Wednesday, September 14, 2011

US to Deepen Its Intervention in Libya

Libya: US joins hunt for Col Gaddafi's missing missiles

The United States has joined the hunt for Col Gaddafi's missing supplies of surface-to-air missiles and even chemical weapons amid fears he may have taken them with him on the run, a senior official said on Wednesday.

By Richard Spencer, Tripoli
11:08PM BST 14 Sep 2011

Jeffrey Feltman, the US assistant secretary of state and the most senior international visitor to arrive in Tripoli since the fall of Col Gaddafi, said Washington was concerned about the spread of both conventional and non-conventional weapons.

He said he had people working "quietly" with the National Transitional Council particularly on the hunt for surface-to-air missiles, of which more than 15,000 are said to be unaccounted for from Col Gaddafi's weapons dumps, and chemical weapon precursors.

"It's a potential risk not only to Libya but to the region," he said.

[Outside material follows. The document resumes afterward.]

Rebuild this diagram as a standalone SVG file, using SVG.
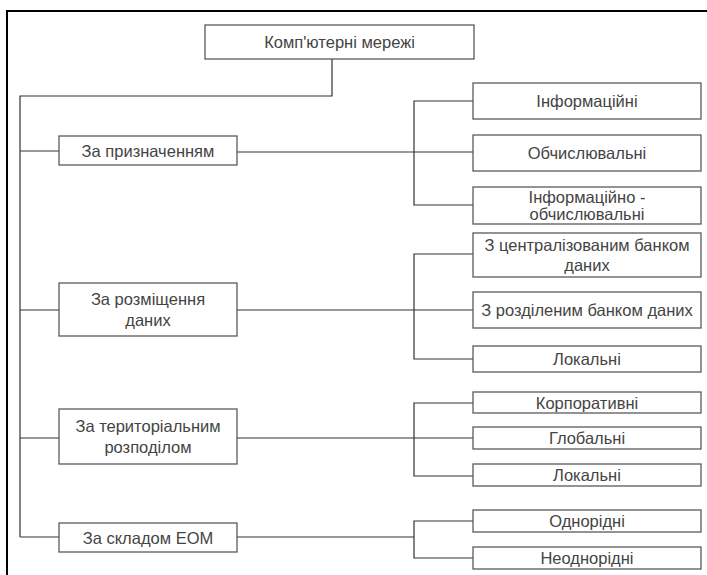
<svg xmlns="http://www.w3.org/2000/svg" width="707" height="575" viewBox="0 0 707 575">
<style>
.box{fill:#fff;stroke:#5a5a5a;stroke-width:1.3}
.t{font-family:"Liberation Sans",Arial,sans-serif;font-size:16.5px;fill:#444;text-anchor:middle;dominant-baseline:central}
.c{fill:none;stroke:#333;stroke-width:1.2}
</style>
<rect width="707" height="575" fill="#fff"/>
<path d="M7,575 V11 H707" fill="none" stroke="#000" stroke-width="2"/>
<g id="connectors" class="c">
<path d="M332,59 V96 H20 V537"/>
<path d="M20,151 H59"/>
<path d="M20,310 H59"/>
<path d="M20,438 H59"/>
<path d="M20,537 H59"/>
<path d="M237,152 H473"/>
<path d="M473,101 H414 V205 H473"/>
<path d="M237,310 H473"/>
<path d="M473,254 H414 V359 H473"/>
<path d="M237,438 H473"/>
<path d="M473,403 H414 V476 H473"/>
<path d="M237,537 H414"/>
<path d="M473,521 H414 V558 H473"/>
</g>
<g id="root"><rect class="box" x="205" y="25" width="269" height="34"/><text class="t" x="339.5" y="42">Комп'ютерні мережі</text></g>
<g id="n1"><rect class="box" x="59" y="136" width="178" height="29"/><text class="t" x="148" y="150.5">За призначенням</text></g>
<g id="n2"><rect class="box" x="59" y="283" width="178" height="53"/><text class="t" x="148" y="299">За розміщення</text><text class="t" x="148" y="320">даних</text></g>
<g id="n3"><rect class="box" x="59" y="409" width="178" height="55"/><text class="t" x="148" y="426">За територіальним</text><text class="t" x="148" y="447">розподілом</text></g>
<g id="n4"><rect class="box" x="59" y="523" width="178" height="29"/><text class="t" x="148" y="537.5">За складом ЕОМ</text></g>
<g id="c1"><rect class="box" x="473" y="83" width="228" height="36"/><text class="t" x="587" y="101">Інформаційні</text></g>
<g id="c2"><rect class="box" x="473" y="135" width="228" height="36"/><text class="t" x="587" y="153">Обчислювальні</text></g>
<g id="c3"><rect class="box" x="473" y="187" width="228" height="37"/><text class="t" x="587" y="196.5">Інформаційно -</text><text class="t" x="587" y="214">обчислювальні</text></g>
<g id="c4"><rect class="box" x="473" y="233" width="228" height="44"/><text class="t" x="587" y="245">З централізованим банком</text><text class="t" x="587" y="265">даних</text></g>
<g id="c5"><rect class="box" x="473" y="292" width="228" height="36"/><text class="t" x="587" y="310">З розділеним банком даних</text></g>
<g id="c6"><rect class="box" x="473" y="346" width="228" height="26"/><text class="t" x="587" y="359">Локальні</text></g>
<g id="c7"><rect class="box" x="473" y="392" width="228" height="21"/><text class="t" x="587" y="402.5">Корпоративні</text></g>
<g id="c8"><rect class="box" x="473" y="427" width="228" height="22"/><text class="t" x="587" y="438">Глобальні</text></g>
<g id="c9"><rect class="box" x="473" y="464" width="228" height="22"/><text class="t" x="587" y="475">Локальні</text></g>
<g id="c10"><rect class="box" x="473" y="510" width="228" height="22"/><text class="t" x="587" y="521">Однорідні</text></g>
<g id="c11"><rect class="box" x="473" y="547" width="228" height="22"/><text class="t" x="587" y="558">Неоднорідні</text></g>
</svg>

The rebel military official in charge of securing Tripoli International Airport told The Daily Telegraph yesterday his men were scouring an area of more than 30 kilometres for missing weapons.

The Libyan authorities and their western backers are nervous about allowing the airport to reopen to scheduled passenger flights until they can be sure there can be no threat from any SAMS still in the area. There is also the fear that they may be sold to terrorist groups who could use them to target civilian planes anywhere.

"The policy of Gaddafi was to scatter these missiles through civilian homes," the commander, Mukhtar al-Akdar, said. "We have great difficulty when we try to collect them as some of the local people are very pro-Gaddafi."

He said he had cleared "70-80 per cent" of the relevant area and found a number of SAMS already.

Col Gaddafi is thought to have fled down the airport road out of Tripoli as his troops were driven out of the city three days after his compound, Bab al-Azizia, fell into rebel hands.

Mr al-Akdar said a last-ditch assault on the airport at the time might have been cover for his exit.

Col Gaddafi and his chief spokesman, Moussa Ibrahim, both sent messages to the world from their hiding places on Wednesday.

"The leader is in good health, in high morale – of course he is in Libya," Mr Ibrahim said. "The fight is as far away from the end as the world can imagine. We are still very powerful, our army is still powerful, we have thousands upon thousands of volunteers."

Col Gaddafi sent a message through his last remaining regular media outlet, a Syrian-based television station, demanding protection for the people of Sirte, his birthplace, which is now under siege from rebel forces.

"If Sirte is isolated from the rest of the world in order for atrocities to be committed against it, then the world has a duty not to be absent and you have to take your international responsibility and intervene immediately to stop this crime," he said in a letter addressed to the United Nations Security Council.